The True Size of Your Retirement Bucket

Pension benefits and semi-retirement income are other factors that need to be considered. Both are often understated and under-appreciated. I’ve had several occasions where an individual has come to me and been disappointed or even embarrassed at the size of their investment portfolio. However, upon further investigation, those same individuals were also entitled to very strong pension benefits and didn’t understand the significance of their pension benefits.

To put it in perspective, I explain a calculation that approximates what the pension benefit is equivalent to if it were in the form of additional retirement assets. In other words, we ask “What would the value of your portfolio need to be to generate the same income as the pension for a period of 30 years?”

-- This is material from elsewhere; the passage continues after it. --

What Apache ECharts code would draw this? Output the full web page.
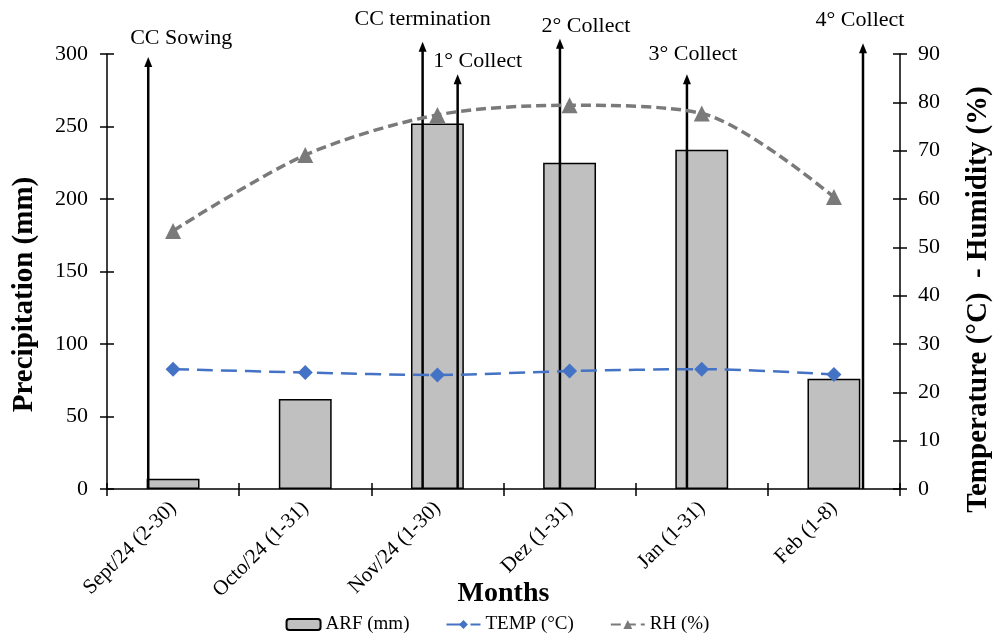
<!DOCTYPE html>
<html>
<head>
<meta charset="utf-8">
<script src="https://cdn.jsdelivr.net/npm/echarts@6/dist/echarts.min.js"></script>
<style>
html,body{margin:0;padding:0;background:#fff;}
#chart{width:995px;height:641px;}
</style>
</head>
<body>
<div id="chart"></div>
<script>
// ---- data ----
var categories = ['Sept/24 (2-30)', 'Octo/24 (1-31)', 'Nov/24 (1-30)', 'Dez (1-31)', 'Jan (1-31)', 'Feb (1-8)'];
var arfValues = [7, 62, 252, 225, 234, 76];
var tempValues = [24.8, 24.1, 23.6, 24.4, 24.8, 23.7];
var rhValues = [53.4, 69.1, 77.4, 79.4, 77.7, 60.4];
var leftTicks = [0, 50, 100, 150, 200, 250, 300];
var rightTicks = [0, 10, 20, 30, 40, 50, 60, 70, 80, 90];
// event arrows: position along the month axis (0 = start of Sept, 6 = end of Feb), top in mm
var eventLabels = ['CC Sowing', 'CC termination', '1° Collect', '2° Collect', '3° Collect', '4° Collect'];
var eventPos = [0.312, 2.388, 2.653, 3.427, 4.388, 5.72];
var eventTop = [298, 308.5, 286, 310.5, 286, 307.5];

// ---- layout / style (not data) ----
var labelOffset = [[33, -19], [0, -22], [20, -13], [26, -13], [6, -20], [-3, -23]];
var FONT = '"Liberation Serif", "Times New Roman", serif';

var chart = echarts.init(document.getElementById('chart'));

var arrowData = eventPos.map(function (p, i) { return [p, eventTop[i], i]; });

function crossAxisY(pos, min, max, interval, showLabel, inside, name, margin) {
  return {
    type: 'value', position: pos, min: min, max: max, interval: interval,
    axisLine: { show: showLabel, lineStyle: { color: '#000', width: 1.5 } },
    axisTick: { show: true, inside: inside, length: 7, lineStyle: { color: '#000', width: 1.5 } },
    axisLabel: { show: showLabel, color: '#000', fontFamily: FONT, fontSize: 22, margin: margin || 14 },
    splitLine: { show: false },
    name: name || '', nameLocation: 'middle', nameMoveOverlap: false
  };
}

var yLeft = crossAxisY('left', 0, 300, 50, true, false, 'Precipitation (mm)', 19);
yLeft.nameGap = 68;
yLeft.nameTextStyle = { fontFamily: FONT, fontSize: 29, fontWeight: 'bold', color: '#000', padding: [0, 46, 0, 0] };
var yRight = crossAxisY('right', 0, 90, 10, true, false, 'Temperature (°C)  - Humidity (%)', 18);
yRight.nameGap = 64;
yRight.nameTextStyle = { fontFamily: FONT, fontSize: 29, fontWeight: 'bold', color: '#000', padding: [0, 56, 0, 0] };
var yLeftIn = crossAxisY('left', 0, 300, 50, false, true);
var yRightIn = crossAxisY('right', 0, 90, 10, false, true);

var option = {
  animation: false,
  backgroundColor: '#fff',
  grid: { left: 107, right: 95, top: 54, bottom: 152, containLabel: false, outerBoundsMode: 'none' },
  legend: {
    bottom: 2, left: 'center',
    itemWidth: 34, itemHeight: 11, itemGap: 36,
    textStyle: { fontFamily: FONT, fontSize: 19, color: '#000' },
    data: ['ARF (mm)', 'TEMP (°C)', 'RH (%)']
  },
  xAxis: [
    {
      type: 'category', data: categories, position: 'bottom',
      axisLine: { lineStyle: { color: '#000', width: 1.5 } },
      axisTick: { show: true, length: 7, lineStyle: { color: '#000', width: 1.5 } },
      axisLabel: { rotate: 45, color: '#000', fontFamily: FONT, fontSize: 21, margin: 16 },
      name: 'Months', nameLocation: 'middle', nameGap: 91, nameMoveOverlap: false,
      nameTextStyle: { fontFamily: FONT, fontSize: 28, fontWeight: 'bold', color: '#000' }
    },
    {
      type: 'value', min: 0, max: 6, position: 'top', show: false
    },
    {
      type: 'category', data: categories, position: 'bottom',
      axisLine: { show: false },
      axisTick: { show: true, inside: true, length: 6, lineStyle: { color: '#000', width: 1.5 } },
      axisLabel: { show: false }
    }
  ],
  yAxis: [yLeft, yRight, yLeftIn, yRightIn],
  series: [
    {
      name: 'ARF (mm)', type: 'bar', data: arfValues, xAxisIndex: 0, yAxisIndex: 0,
      barWidth: '40%',
      itemStyle: { color: '#c0c0c0', borderColor: '#000', borderWidth: 1.5 },
      z: 2
    },
    {
      name: 'arrows', type: 'custom', xAxisIndex: 1, yAxisIndex: 0, data: arrowData,
      clip: false, z: 3, silent: true,
      renderItem: function (params, api) {
        var i = api.value(2);
        var tip = api.coord([api.value(0), api.value(1)]);
        var base = api.coord([api.value(0), 0]);
        var off = labelOffset[i];
        return {
          type: 'group',
          children: [
            { type: 'line', shape: { x1: tip[0], y1: base[1], x2: tip[0], y2: tip[1] + 6 },
              style: { stroke: '#000', lineWidth: 2.5 } },
            { type: 'polygon', shape: { points: [[tip[0], tip[1]], [tip[0] - 4, tip[1] + 10], [tip[0] + 4, tip[1] + 10]] },
              style: { fill: '#000' } },
            { type: 'text', style: { text: eventLabels[i], x: tip[0] + off[0], y: tip[1] + off[1],
              align: 'center', verticalAlign: 'middle', fontFamily: FONT, fontSize: 22, fill: '#000' } }
          ]
        };
      }
    },
    {
      name: 'TEMP (°C)', type: 'line', data: tempValues, xAxisIndex: 0, yAxisIndex: 1,
      smooth: 0.3, symbol: 'diamond', symbolSize: 15,
      lineStyle: { color: '#4472C4', width: 2.5, type: [16, 8] },
      itemStyle: { color: '#4472C4' }, z: 4
    },
    {
      name: 'RH (%)', type: 'line', data: rhValues, xAxisIndex: 0, yAxisIndex: 1,
      smooth: 0.3, symbol: 'triangle', symbolSize: 16,
      lineStyle: { color: '#7a7a7a', width: 3.5, type: [10, 5] },
      itemStyle: { color: '#7a7a7a' }, z: 4
    }
  ]
};
chart.setOption(option);
</script>
</body>
</html>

For example, if Bob’s pension guarantees $40,000 per year, what would he have to have in an IRA to generate that same income for his lifetime? Even if you assume a conservative withdrawal rate of 3%, you could estimate that Bob would need approximately $1.3 million in an IRA to generate $40,000 per year in retirement income. Or, in other words, you could argue that Bob’s pension benefit makes him a millionaire.

In this case, Bob may not feel like a millionaire because he doesn’t see that account balance anywhere, but, his pension offers a benefit that is comparable to a million-dollar portfolio.

Bottom Line

So, how do you tell if you’ve prepared well enough for retirement? You can’t answer the question simply based on the size of your portfolio. You need to dig deeper and take other factors into consideration. Things like additional income sources, your living expense need, and your Social Security benefit will determine your probability of retirement success and financial independence.

By taking the time to create a financial plan, or by meeting with a financial professional to help you do so, you’ll be able to more adequately answer the question of “Did I prepare well enough for retirement?”